Men who were obviously effeminate and who worked in department stores, especially in the ladies’ departments, were called “ribbon queens.”

“Queen” was a particularly popular word. It was most often used to describe an openly homosexual and more mature man, rather than a youngster in his teens. Although originally intended as a derogatory term for someone who was gay, no one really seemed to mind it. In fact, mature gay men were quite content to refer to one another as queens. Younger gay men, especially teenagers or those in their early twenties, were simply called “twinkies.” An older man who preferred a twinkie as a sexual partner was called a “twinkie queen.”

One of the queens that I was introduced to by Jack, or Orry-Kelly if you prefer, was William Haines. We all called him Bill. He was a dark, sensuous, good-looking forty-two-year-old guy from Virginia who had enjoyed a very successful career as a movie actor, at one point having been the country’s number-one male box office draw. Surprisingly, he had given up acting in the thirties to become an interior designer and decorator. Rumor had it that when he was still acting he had stormed out of Metro-Goldwyn-Mayer mogul Louis B. Mayer’s office when he insisted that Bill give up his relationship with his male lover, Jimmie Shields, because if the public heard about his homosexuality it would have generated bad publicity for the studio.

“My happiness with Jimmie is more important than my career in your lousy motion pictures, Mr. Mayer,” Bill is reputed to have said. Well, that put a swift end to his acting career. His new life as a designer blossomed and soon Bill was at the top of the heap of interior designers in Hollywood.

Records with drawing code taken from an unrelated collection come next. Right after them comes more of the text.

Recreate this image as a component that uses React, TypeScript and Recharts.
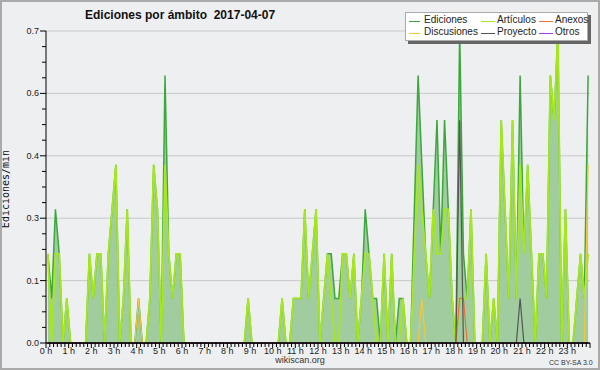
import { ComposedChart, Area, Line, XAxis, YAxis, CartesianGrid, ReferenceLine } from 'recharts';

// ediciones/min por tramo de 10 minutos (00:00 ... 23:50)
const ediciones = [
  0.2, 0.1, 0.3, 0.2, 0, 0.1, // 0 h
  0, 0, 0, 0, 0, 0.2, // 1 h
  0.1, 0.2, 0.2, 0, 0.2, 0.3, // 2 h
  0.4, 0, 0.1, 0.3, 0, 0, // 3 h
  0.1, 0, 0, 0.1, 0.4, 0.3, // 4 h
  0, 0.6, 0.2, 0.1, 0.2, 0.2, // 5 h
  0, 0, 0, 0, 0, 0, // 6 h
  0, 0, 0, 0, 0, 0, // 7 h
  0, 0, 0, 0, 0, 0.1, // 8 h
  0, 0, 0, 0, 0, 0, // 9 h
  0, 0, 0.1, 0, 0, 0.1, // 10 h
  0.1, 0.1, 0.3, 0.1, 0.2, 0.3, // 11 h
  0, 0.1, 0.2, 0.2, 0.1, 0.1, // 12 h
  0.2, 0.2, 0.1, 0.2, 0, 0.1, // 13 h
  0.3, 0.2, 0.1, 0.1, 0, 0.2, // 14 h
  0, 0.2, 0, 0.1, 0.1, 0, // 15 h
  0, 0.3, 0.6, 0.4, 0.2, 0.1, // 16 h
  0.3, 0.5, 0.2, 0.5, 0.3, 0.1, // 17 h
  0, 0.7, 0.2, 0.1, 0.3, 0, // 18 h
  0, 0, 0.2, 0, 0.1, 0, // 19 h
  0.5, 0.3, 0.1, 0.5, 0.1, 0.6, // 20 h
  0.2, 0.4, 0.2, 0, 0.2, 0.2, // 21 h
  0.1, 0.6, 0.5, 0.7, 0, 0.3, // 22 h
  0, 0, 0.1, 0.2, 0.1, 0.6, // 23 h
];

const articulos = [
  0.2, 0, 0.2, 0.2, 0, 0.1,
  0, 0, 0, 0, 0, 0.2,
  0.1, 0.2, 0.2, 0, 0.2, 0.3,
  0.4, 0, 0.1, 0.3, 0, 0,
  0, 0, 0, 0.1, 0.4, 0.3,
  0, 0.4, 0.2, 0.1, 0.2, 0.2,
  0, 0, 0, 0, 0, 0,
  0, 0, 0, 0, 0, 0,
  0, 0, 0, 0, 0, 0.1,
  0, 0, 0, 0, 0, 0,
  0, 0, 0.1, 0, 0, 0.1,
  0.1, 0.1, 0.3, 0.1, 0.2, 0.3,
  0, 0.1, 0.2, 0.1, 0, 0,
  0.2, 0.2, 0.1, 0.2, 0, 0.1,
  0.2, 0.2, 0.1, 0, 0, 0.2,
  0, 0.2, 0, 0, 0.1, 0,
  0, 0.2, 0.4, 0.3, 0.2, 0.1,
  0.3, 0.2, 0.2, 0.3, 0.3, 0.1,
  0, 0.1, 0.1, 0.1, 0.3, 0,
  0, 0, 0.2, 0, 0.1, 0,
  0.5, 0.3, 0.1, 0.5, 0.1, 0.4,
  0.2, 0.4, 0.2, 0, 0.2, 0.2,
  0.1, 0.6, 0.5, 0.7, 0, 0.3,
  0, 0, 0.1, 0.2, 0.1, 0.2,
];

// series casi vacías: [tramo, valor]
const discusionesPts: [number, number][] = [[24, 0.1], [99, 0.1], [143, 0.4]];
const anexosPts: [number, number][] = [[109, 0.1], [110, 0.1]];
const proyectoPts: [number, number][] = [[109, 0.5], [125, 0.1]];
const otrosPts: [number, number][] = [];

const hourLabels = [
  '0 h', '1 h', '2 h', '3 h', '4 h', '5 h', '6 h', '7 h', '8 h', '9 h', '10 h', '11 h',
  '12 h', '13 h', '14 h', '15 h', '16 h', '17 h', '18 h', '19 h', '20 h', '21 h', '22 h', '23 h',
];

const yTicks = [
  0, 0.035, 0.07, 0.105, 0.14, 0.175, 0.21, 0.245, 0.28, 0.315, 0.35,
  0.385, 0.42, 0.455, 0.49, 0.525, 0.56, 0.595, 0.63, 0.665, 0.7,
];
const yMajor = [0, 0.14, 0.28, 0.42, 0.56, 0.7];
const yMajorLabels = ['0.0', '0.1', '0.3', '0.4', '0.6', '0.7'];

const legendItems = [
  { name: 'Ediciones', color: '#3ca83c' },
  { name: 'Artículos', color: '#a6e81a' },
  { name: 'Anexos', color: '#f0703a' },
  { name: 'Discusiones', color: '#f5c836' },
  { name: 'Proyecto', color: '#555555' },
  { name: 'Otros', color: '#9b3fe8' },
];

const fromPts = (pts: [number, number][]) => {
  const out = ediciones.map(() => 0);
  pts.forEach(([i, v]) => { out[i] = v; });
  return out;
};

const discusiones = fromPts(discusionesPts);
const anexos = fromPts(anexosPts);
const proyecto = fromPts(proyectoPts);
const otros = fromPts(otrosPts);

const chartData = ediciones.map((ed, i) => ({
  t: i * 10 + 5,
  ed,
  art: articulos[i],
  disc: discusiones[i],
  anx: anexos[i],
  proj: proyecto[i],
  otr: otros[i],
}));

const xTicks = Array.from({ length: 145 }, (_, i) => i * 10);

const FONT = '"Liberation Sans", Arial, sans-serif';

function YTick(props: any) {
  const { x, y, payload } = props;
  const idx = yMajor.findIndex((v) => Math.abs(v - payload.value) < 1e-6);
  const major = idx >= 0;
  return (
    <g>
      <line x1={x - (major ? 6 : 4)} x2={x} y1={y} y2={y} stroke="#000" />
      {major && (
        <text x={x - 7} y={y} dy={3} textAnchor="end" fontSize={9} fontFamily={FONT} fill="#222">
          {yMajorLabels[idx]}
        </text>
      )}
    </g>
  );
}

function XTick(props: any) {
  const { x, y, payload } = props;
  const m = payload.value;
  const isHour = m % 60 === 0;
  const h = m / 60;
  return (
    <g>
      <line x1={x} x2={x} y1={y} y2={y + (isHour ? 5 : 4)} stroke="#000" />
      {isHour && h < 24 && (
        <text x={x} y={y + 11} textAnchor="middle" fontSize={9} fontFamily={FONT} fill="#222">
          {hourLabels[h]}
        </text>
      )}
    </g>
  );
}

export default function App() {
  return (
    <div style={{ position: 'absolute', left: 0, top: 0, width: 600, height: 370, background: '#eeeff1', overflow: 'hidden' }}>
      <ComposedChart width={600} height={370} data={chartData} margin={{ top: 31, right: 10, bottom: 10, left: 0 }}>
        <CartesianGrid vertical={false} horizontalValues={yMajor} stroke="#c9c9c9" />
        <XAxis
          dataKey="t"
          type="number"
          domain={[0, 1440]}
          ticks={xTicks}
          interval={0}
          height={17}
          tickSize={0}
          tickMargin={0}
          tickLine={false}
          axisLine={{ stroke: '#000' }}
          tick={<XTick />}
        />
        <YAxis
          type="number"
          domain={[0, 0.7]}
          ticks={yTicks}
          interval={0}
          width={46}
          tickSize={0}
          tickMargin={0}
          tickLine={false}
          axisLine={{ stroke: '#000' }}
          tick={<YTick />}
        />
        <Area
          type="linear"
          dataKey="ed"
          stroke="#3ca83c"
          strokeWidth={1.5}
          fill="#a0cca0"
          fillOpacity={1}
          dot={false}
          activeDot={false}
          isAnimationActive={false}
        />
        <Line type="linear" dataKey="art" stroke="#a6e81a" strokeWidth={1.8} dot={false} isAnimationActive={false} />
        <Line type="linear" dataKey="disc" stroke="#f5c836" strokeWidth={1.2} dot={false} isAnimationActive={false} />
        <Line type="linear" dataKey="anx" stroke="#f0703a" strokeWidth={1.2} dot={false} isAnimationActive={false} />
        <Line type="linear" dataKey="otr" stroke="#9b3fe8" strokeWidth={1.2} dot={false} isAnimationActive={false} />
        <Line type="linear" dataKey="proj" stroke="#555555" strokeWidth={1.2} dot={false} isAnimationActive={false} />
        <ReferenceLine y={0} stroke="#000" />
      </ComposedChart>

      <div style={{ position: 'absolute', left: 85, top: 8, fontFamily: FONT, fontWeight: 'bold', fontSize: 12, color: '#111', whiteSpace: 'pre' }}>
        {'Ediciones por ámbito  2017-04-07'}
      </div>

      <div style={{ position: 'absolute', left: 5, top: 189, width: 0, height: 0 }}>
        <div style={{ position: 'absolute', transform: 'translate(-50%, -50%) rotate(-90deg)', fontFamily: '"DejaVu Sans Mono", monospace', fontSize: 10, color: '#111', whiteSpace: 'nowrap' }}>
          Ediciones/min
        </div>
      </div>

      <div
        style={{
          position: 'absolute', left: 405, top: 12, width: 183, height: 29, background: '#fff',
          border: '1px solid #aaa', boxSizing: 'border-box', boxShadow: '3px 3px 0 #666',
          fontFamily: FONT, fontSize: 10, color: '#222',
        }}
      >
        {legendItems.map((it, i) => {
          const col = i % 3;
          const row = Math.floor(i / 3);
          const lineX = [3, 75, 133][col];
          const textX = [18, 91, 149][col];
          const cy = row === 0 ? 8 : 20;
          return (
            <div key={it.name}>
              <div style={{ position: 'absolute', left: lineX, top: cy, width: col === 0 ? 11 : 14, height: 1, background: it.color }} />
              <div style={{ position: 'absolute', left: textX, top: cy - 7, lineHeight: '12px' }}>{it.name}</div>
            </div>
          );
        })}
      </div>

      <div style={{ position: 'absolute', left: 0, width: 600, top: 355, textAlign: 'center', fontFamily: FONT, fontSize: 9, color: '#333' }}>
        wikiscan.org
      </div>
      <div style={{ position: 'absolute', left: 549, top: 359, fontFamily: FONT, fontSize: 7, color: '#333' }}>
        CC BY-SA 3.0
      </div>
      <div style={{ position: 'absolute', left: 0, top: 0, width: 600, height: 370, border: '2px solid #aaa', boxSizing: 'border-box', pointerEvents: 'none' }} />
    </div>
  );
}
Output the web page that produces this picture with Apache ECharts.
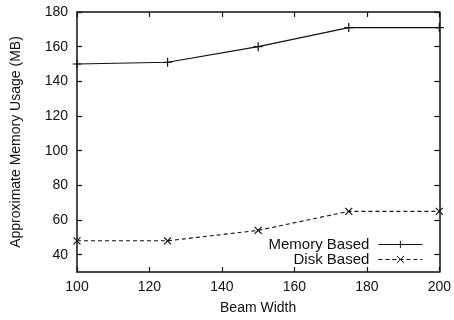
<!DOCTYPE html>
<html>
<head>
<meta charset="utf-8">
<script src="https://cdn.jsdelivr.net/npm/echarts@6/dist/echarts.min.js"></script>
<style>
  html, body { margin: 0; padding: 0; background: #fff; }
  #main { width: 454px; height: 320px; }
</style>
</head>
<body>
<div id="main"></div>
<script>
var beamWidth = [100, 125, 150, 175, 200];
var memoryBased = [150, 151, 160, 171, 171];
var diskBased = [48, 48, 54, 65, 65];
var yTicks = [40, 60, 80, 100, 120, 140, 160, 180];

var font = 'Liberation Sans, Arial, sans-serif';
var plus = 'path://M0,-1L0,1M-1,0L1,0';
var cross = 'path://M-1,-1L1,1M-1,1L1,-1';

function pairs(xs, ys) {
  var out = [];
  for (var i = 0; i < xs.length; i++) out.push([xs[i], ys[i]]);
  return out;
}

var myChart = echarts.init(document.getElementById('main'));

var axisLine = { lineStyle: { color: '#111', width: 1.5 } };
var tick = { inside: true, length: 5, lineStyle: { color: '#111', width: 1.2 } };

myChart.setOption({
  animation: false,
  backgroundColor: '#fff',
  grid: { left: 77, right: 14, top: 12, bottom: 45 },
  legend: {
    right: 26,
    bottom: 48,
    orient: 'vertical',
    align: 'right',
    itemGap: 0,
    itemWidth: 44,
    itemHeight: 9,
    lineStyle: { width: 1.2 },
    itemStyle: { borderWidth: 1 },
    textStyle: { fontFamily: font, fontSize: 15, color: '#111', padding: [0, 4, 0, 0] },
    data: ['Memory Based', 'Disk Based']
  },
  xAxis: [{
    type: 'value',
    min: 100,
    max: 200,
    interval: 20,
    name: 'Beam Width',
    nameLocation: 'middle',
    nameGap: 29,
    nameTextStyle: { fontFamily: font, fontSize: 14, color: '#111' },
    axisLine: axisLine,
    axisTick: tick,
    splitLine: { show: false },
    axisLabel: { fontFamily: font, fontSize: 14, color: '#111', margin: 8 }
  }, {
    type: 'value',
    position: 'top',
    min: 100,
    max: 200,
    interval: 20,
    axisLine: axisLine,
    axisTick: tick,
    splitLine: { show: false },
    axisLabel: { show: false }
  }],
  yAxis: [{
    type: 'value',
    min: 30,
    max: 180,
    name: 'Approximate Memory Usage (MB)',
    nameLocation: 'middle',
    nameGap: 54,
    nameTextStyle: { fontFamily: font, fontSize: 14, color: '#111' },
    axisLine: { show: true, lineStyle: { color: '#111', width: 1.5 } },
    axisTick: { show: true, inside: true, length: 5, lineStyle: { color: '#111', width: 1.2 }, customValues: yTicks },
    splitLine: { show: false },
    axisLabel: { fontFamily: font, fontSize: 14, color: '#111', margin: 9, customValues: yTicks }
  }, {
    type: 'value',
    position: 'right',
    min: 30,
    max: 180,
    axisLine: { show: true, lineStyle: { color: '#111', width: 1.5 } },
    axisTick: { show: true, inside: true, length: 5, lineStyle: { color: '#111', width: 1.2 }, customValues: yTicks },
    splitLine: { show: false },
    axisLabel: { show: false, customValues: yTicks }
  }],
  series: [{
    name: 'Memory Based',
    type: 'line',
    data: pairs(beamWidth, memoryBased),
    symbol: plus,
    symbolSize: 9,
    showSymbol: true,
    lineStyle: { color: '#111', width: 1.2 },
    itemStyle: { color: 'transparent', borderColor: '#111', borderWidth: 1.2 }
  }, {
    name: 'Disk Based',
    type: 'line',
    data: pairs(beamWidth, diskBased),
    symbol: cross,
    symbolSize: 7,
    showSymbol: true,
    lineStyle: { color: '#111', width: 1.1, type: [4, 3] },
    itemStyle: { color: 'transparent', borderColor: '#111', borderWidth: 1.2 }
  }]
});
</script>
</body>
</html>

One weekend Bill and Jimmie were invited to go up the coast to spend a weekend at Hearst Castle, the legendary retreat of newspaper magnate William Randolph Hearst. They accepted the invitation provided, they told Hearst, they could bring me along with them. Hearst agreed, so, armed with another weekend pass, I rushed up to L.A. and off we went to Hearst’s splendid home in Bill’s brand new Lincoln.